What you need to do – Up to and including the line with "W, H = 1024, 857", write out the listing from its first line, minus the pictures.

** START **

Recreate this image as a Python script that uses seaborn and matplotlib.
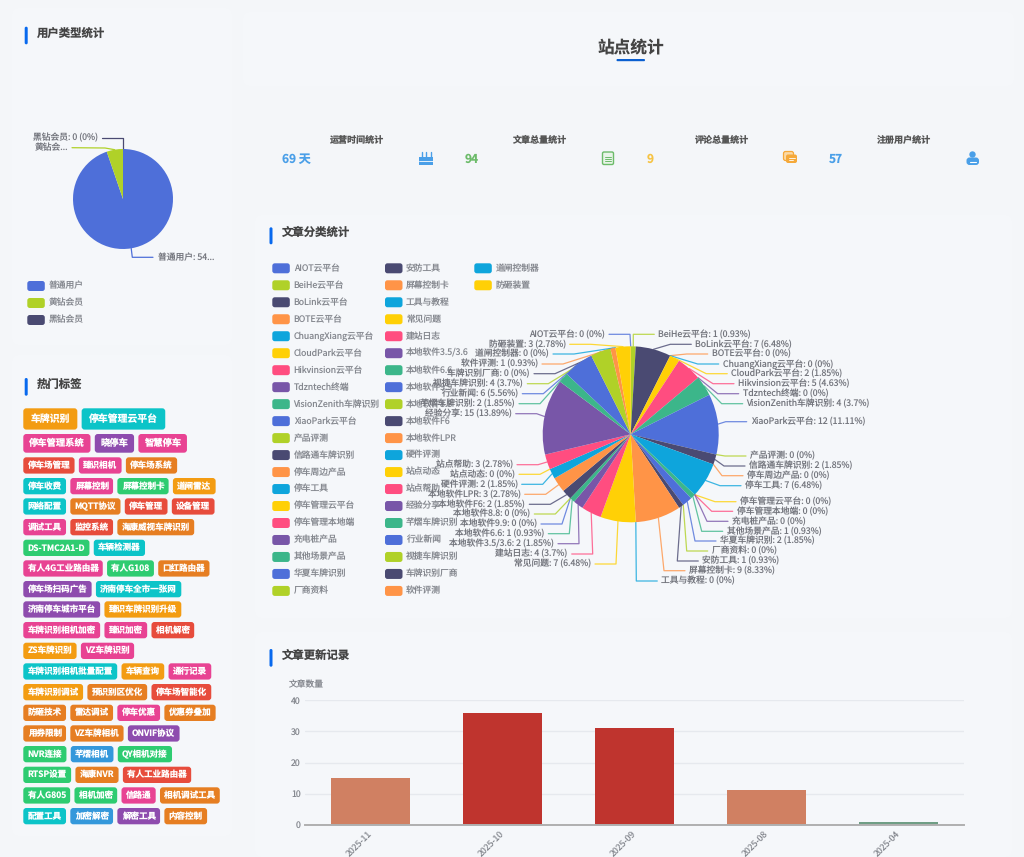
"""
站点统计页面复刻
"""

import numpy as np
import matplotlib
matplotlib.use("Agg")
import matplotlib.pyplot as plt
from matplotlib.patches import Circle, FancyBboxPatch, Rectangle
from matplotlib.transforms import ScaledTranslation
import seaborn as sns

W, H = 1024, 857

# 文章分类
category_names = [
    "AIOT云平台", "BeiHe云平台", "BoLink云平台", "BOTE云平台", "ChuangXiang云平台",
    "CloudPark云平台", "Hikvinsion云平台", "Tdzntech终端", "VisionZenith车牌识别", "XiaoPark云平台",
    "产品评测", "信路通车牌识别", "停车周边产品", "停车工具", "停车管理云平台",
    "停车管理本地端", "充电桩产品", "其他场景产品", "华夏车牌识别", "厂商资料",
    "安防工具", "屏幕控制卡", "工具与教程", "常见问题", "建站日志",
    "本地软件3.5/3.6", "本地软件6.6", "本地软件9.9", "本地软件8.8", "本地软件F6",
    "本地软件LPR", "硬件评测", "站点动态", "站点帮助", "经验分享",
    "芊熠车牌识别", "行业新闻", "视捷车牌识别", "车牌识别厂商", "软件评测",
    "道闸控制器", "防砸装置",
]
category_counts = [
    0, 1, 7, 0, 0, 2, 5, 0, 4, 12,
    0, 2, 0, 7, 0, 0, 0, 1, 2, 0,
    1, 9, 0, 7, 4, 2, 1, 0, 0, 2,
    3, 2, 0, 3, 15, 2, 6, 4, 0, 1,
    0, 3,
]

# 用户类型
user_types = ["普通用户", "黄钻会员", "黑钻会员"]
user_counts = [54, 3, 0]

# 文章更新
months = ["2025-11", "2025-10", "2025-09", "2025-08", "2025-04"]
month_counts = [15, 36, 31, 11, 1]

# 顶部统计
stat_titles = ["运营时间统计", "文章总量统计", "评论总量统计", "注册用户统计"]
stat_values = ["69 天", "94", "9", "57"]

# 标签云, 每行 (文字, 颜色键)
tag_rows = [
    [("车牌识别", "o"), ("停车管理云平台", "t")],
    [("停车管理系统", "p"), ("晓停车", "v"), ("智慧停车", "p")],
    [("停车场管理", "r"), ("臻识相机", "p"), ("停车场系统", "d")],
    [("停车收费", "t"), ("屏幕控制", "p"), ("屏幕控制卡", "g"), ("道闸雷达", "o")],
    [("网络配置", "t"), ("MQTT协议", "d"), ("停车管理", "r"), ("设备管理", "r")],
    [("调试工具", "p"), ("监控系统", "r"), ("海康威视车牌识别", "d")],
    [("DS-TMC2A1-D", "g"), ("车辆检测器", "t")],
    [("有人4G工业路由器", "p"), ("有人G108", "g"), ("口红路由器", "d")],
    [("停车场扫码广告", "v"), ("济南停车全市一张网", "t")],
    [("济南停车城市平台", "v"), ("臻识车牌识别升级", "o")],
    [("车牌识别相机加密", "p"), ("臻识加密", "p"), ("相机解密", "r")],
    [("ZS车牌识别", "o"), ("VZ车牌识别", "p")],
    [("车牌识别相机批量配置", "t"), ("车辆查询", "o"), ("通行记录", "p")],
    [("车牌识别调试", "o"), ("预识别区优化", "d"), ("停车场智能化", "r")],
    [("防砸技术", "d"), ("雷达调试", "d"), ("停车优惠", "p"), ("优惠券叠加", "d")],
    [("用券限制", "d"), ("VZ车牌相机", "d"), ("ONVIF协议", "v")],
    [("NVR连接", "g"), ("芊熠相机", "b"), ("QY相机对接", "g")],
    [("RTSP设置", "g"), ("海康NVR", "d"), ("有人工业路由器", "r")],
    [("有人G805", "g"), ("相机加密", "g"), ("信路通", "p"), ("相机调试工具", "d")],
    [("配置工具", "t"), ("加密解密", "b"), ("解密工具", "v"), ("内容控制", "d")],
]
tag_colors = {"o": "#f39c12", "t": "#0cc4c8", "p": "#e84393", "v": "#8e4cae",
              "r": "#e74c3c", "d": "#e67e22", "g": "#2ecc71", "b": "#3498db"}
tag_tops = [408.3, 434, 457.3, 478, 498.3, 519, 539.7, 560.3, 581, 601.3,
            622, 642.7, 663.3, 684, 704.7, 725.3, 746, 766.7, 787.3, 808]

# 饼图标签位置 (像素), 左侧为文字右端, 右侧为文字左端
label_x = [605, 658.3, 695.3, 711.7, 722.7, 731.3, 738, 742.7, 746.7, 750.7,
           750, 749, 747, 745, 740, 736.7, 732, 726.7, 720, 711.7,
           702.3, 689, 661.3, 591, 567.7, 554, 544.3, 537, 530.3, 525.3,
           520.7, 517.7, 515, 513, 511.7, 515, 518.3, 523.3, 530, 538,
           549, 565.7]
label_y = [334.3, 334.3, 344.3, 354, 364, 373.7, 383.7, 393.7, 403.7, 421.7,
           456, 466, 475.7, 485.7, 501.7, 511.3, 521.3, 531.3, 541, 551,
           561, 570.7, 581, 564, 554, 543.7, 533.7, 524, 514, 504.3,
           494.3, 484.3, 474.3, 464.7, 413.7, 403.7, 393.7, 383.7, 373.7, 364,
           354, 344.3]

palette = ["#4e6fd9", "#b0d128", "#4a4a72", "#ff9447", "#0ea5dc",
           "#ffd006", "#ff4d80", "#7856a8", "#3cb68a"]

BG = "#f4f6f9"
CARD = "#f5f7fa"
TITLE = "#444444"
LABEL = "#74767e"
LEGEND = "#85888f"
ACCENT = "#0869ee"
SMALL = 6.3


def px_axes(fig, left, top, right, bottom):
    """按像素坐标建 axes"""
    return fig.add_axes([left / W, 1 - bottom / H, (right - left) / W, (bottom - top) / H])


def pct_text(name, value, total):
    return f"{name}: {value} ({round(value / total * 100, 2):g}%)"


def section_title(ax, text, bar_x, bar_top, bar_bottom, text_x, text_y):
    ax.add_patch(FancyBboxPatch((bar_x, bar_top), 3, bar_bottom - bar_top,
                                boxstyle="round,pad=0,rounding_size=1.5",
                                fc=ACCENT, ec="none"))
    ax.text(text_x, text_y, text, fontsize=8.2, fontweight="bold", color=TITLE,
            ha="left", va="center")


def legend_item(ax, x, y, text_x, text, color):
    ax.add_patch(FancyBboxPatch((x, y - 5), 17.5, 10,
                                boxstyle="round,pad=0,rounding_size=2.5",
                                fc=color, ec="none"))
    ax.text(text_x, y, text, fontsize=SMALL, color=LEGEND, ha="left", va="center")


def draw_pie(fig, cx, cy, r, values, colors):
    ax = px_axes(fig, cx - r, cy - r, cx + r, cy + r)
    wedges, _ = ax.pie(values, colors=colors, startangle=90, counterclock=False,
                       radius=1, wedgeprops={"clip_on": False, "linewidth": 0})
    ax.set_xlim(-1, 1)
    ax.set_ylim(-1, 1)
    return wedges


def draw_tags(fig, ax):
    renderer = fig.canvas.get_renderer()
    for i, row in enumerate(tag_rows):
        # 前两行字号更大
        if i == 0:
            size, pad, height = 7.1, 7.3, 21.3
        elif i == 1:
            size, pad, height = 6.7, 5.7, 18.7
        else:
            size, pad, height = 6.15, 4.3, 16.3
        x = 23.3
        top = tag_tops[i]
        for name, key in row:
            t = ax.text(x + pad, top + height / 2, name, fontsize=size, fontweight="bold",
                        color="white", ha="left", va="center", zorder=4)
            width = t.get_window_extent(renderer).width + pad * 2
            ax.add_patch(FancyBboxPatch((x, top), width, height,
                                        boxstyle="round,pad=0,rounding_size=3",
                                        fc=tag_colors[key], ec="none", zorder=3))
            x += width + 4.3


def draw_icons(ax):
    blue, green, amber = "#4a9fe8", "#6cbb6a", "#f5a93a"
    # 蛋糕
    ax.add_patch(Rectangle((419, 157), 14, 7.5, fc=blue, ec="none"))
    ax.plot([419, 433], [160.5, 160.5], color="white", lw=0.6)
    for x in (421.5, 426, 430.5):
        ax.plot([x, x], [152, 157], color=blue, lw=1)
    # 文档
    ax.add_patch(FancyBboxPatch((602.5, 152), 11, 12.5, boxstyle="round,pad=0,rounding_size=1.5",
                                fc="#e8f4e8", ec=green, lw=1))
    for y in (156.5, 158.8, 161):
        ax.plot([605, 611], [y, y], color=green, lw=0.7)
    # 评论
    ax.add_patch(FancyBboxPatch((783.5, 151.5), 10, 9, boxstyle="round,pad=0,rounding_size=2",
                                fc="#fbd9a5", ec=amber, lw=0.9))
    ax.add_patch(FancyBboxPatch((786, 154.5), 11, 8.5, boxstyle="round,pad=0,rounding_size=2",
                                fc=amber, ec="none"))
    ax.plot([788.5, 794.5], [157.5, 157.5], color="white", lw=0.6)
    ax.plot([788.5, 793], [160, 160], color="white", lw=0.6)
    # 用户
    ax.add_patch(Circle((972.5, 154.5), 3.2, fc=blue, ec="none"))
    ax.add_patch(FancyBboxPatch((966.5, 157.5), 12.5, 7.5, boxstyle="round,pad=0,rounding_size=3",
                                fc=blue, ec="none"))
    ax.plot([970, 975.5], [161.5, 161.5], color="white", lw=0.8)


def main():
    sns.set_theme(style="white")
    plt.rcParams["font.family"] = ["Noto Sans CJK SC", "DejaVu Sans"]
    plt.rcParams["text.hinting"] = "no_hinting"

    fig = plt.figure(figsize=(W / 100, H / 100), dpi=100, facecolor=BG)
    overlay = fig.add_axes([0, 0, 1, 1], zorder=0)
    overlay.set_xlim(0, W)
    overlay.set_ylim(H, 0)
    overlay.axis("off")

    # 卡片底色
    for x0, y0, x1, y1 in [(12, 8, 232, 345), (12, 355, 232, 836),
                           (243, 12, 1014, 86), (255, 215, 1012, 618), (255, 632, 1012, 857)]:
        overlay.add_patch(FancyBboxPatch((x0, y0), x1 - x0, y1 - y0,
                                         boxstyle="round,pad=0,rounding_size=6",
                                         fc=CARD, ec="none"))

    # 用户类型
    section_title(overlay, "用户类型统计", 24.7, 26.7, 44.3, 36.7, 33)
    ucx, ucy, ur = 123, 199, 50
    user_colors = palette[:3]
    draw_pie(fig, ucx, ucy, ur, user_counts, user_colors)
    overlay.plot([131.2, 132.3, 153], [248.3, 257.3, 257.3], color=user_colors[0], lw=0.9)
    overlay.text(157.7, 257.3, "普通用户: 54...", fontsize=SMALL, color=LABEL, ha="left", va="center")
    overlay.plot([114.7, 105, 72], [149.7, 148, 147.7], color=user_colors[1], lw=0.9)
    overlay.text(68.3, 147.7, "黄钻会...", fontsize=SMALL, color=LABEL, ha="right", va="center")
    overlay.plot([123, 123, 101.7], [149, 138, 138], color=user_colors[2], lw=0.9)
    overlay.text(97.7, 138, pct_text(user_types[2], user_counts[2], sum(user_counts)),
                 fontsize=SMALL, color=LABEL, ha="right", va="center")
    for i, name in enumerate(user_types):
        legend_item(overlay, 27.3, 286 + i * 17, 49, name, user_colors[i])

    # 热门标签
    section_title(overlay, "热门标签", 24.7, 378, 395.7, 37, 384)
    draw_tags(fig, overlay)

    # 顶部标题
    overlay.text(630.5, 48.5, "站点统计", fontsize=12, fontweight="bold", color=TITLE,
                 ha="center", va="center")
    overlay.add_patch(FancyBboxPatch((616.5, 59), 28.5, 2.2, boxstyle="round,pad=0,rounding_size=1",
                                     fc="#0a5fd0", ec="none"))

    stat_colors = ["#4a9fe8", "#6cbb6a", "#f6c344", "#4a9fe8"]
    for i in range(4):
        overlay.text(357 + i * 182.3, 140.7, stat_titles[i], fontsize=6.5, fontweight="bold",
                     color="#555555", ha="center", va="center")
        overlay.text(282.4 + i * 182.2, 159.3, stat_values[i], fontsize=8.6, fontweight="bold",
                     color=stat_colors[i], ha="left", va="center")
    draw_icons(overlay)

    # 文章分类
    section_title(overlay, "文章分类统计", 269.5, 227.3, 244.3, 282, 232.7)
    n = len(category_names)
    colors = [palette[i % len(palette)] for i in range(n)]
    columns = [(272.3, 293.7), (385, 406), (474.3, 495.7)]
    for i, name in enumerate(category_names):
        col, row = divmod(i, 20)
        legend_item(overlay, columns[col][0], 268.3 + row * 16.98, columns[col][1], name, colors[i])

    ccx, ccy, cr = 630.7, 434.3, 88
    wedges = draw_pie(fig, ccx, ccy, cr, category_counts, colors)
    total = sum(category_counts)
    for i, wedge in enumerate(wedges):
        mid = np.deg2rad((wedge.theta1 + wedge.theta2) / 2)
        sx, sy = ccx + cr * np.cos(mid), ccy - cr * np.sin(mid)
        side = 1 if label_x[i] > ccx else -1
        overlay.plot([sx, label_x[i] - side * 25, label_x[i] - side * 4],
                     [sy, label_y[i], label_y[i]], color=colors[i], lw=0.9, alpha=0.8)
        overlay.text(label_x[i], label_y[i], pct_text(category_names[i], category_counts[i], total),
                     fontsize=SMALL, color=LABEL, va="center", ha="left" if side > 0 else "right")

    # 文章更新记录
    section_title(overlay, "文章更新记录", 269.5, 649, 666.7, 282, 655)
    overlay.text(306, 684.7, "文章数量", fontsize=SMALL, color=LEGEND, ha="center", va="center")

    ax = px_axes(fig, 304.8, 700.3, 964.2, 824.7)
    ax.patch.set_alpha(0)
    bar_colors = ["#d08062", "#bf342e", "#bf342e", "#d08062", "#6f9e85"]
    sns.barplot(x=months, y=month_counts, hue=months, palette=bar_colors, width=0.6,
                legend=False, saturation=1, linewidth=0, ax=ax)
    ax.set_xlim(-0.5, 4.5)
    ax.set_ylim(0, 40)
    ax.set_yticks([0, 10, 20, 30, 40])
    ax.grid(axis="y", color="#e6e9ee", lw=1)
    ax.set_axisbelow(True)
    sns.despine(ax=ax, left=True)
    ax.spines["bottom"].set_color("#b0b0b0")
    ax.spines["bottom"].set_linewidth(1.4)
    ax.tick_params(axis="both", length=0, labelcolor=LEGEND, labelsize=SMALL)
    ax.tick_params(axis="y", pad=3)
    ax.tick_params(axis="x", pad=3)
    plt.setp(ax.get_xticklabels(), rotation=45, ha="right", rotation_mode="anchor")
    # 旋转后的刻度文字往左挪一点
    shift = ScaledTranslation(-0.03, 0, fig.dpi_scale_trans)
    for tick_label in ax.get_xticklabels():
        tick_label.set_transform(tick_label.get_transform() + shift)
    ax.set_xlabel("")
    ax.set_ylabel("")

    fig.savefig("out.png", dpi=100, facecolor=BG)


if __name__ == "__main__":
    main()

** END **

Expected output –
Recreate this image as a Python script that uses seaborn and matplotlib.
"""
站点统计页面复刻
"""

import numpy as np
import matplotlib
matplotlib.use("Agg")
import matplotlib.pyplot as plt
from matplotlib.patches import Circle, FancyBboxPatch, Rectangle
from matplotlib.transforms import ScaledTranslation
import seaborn as sns

W, H = 1024, 857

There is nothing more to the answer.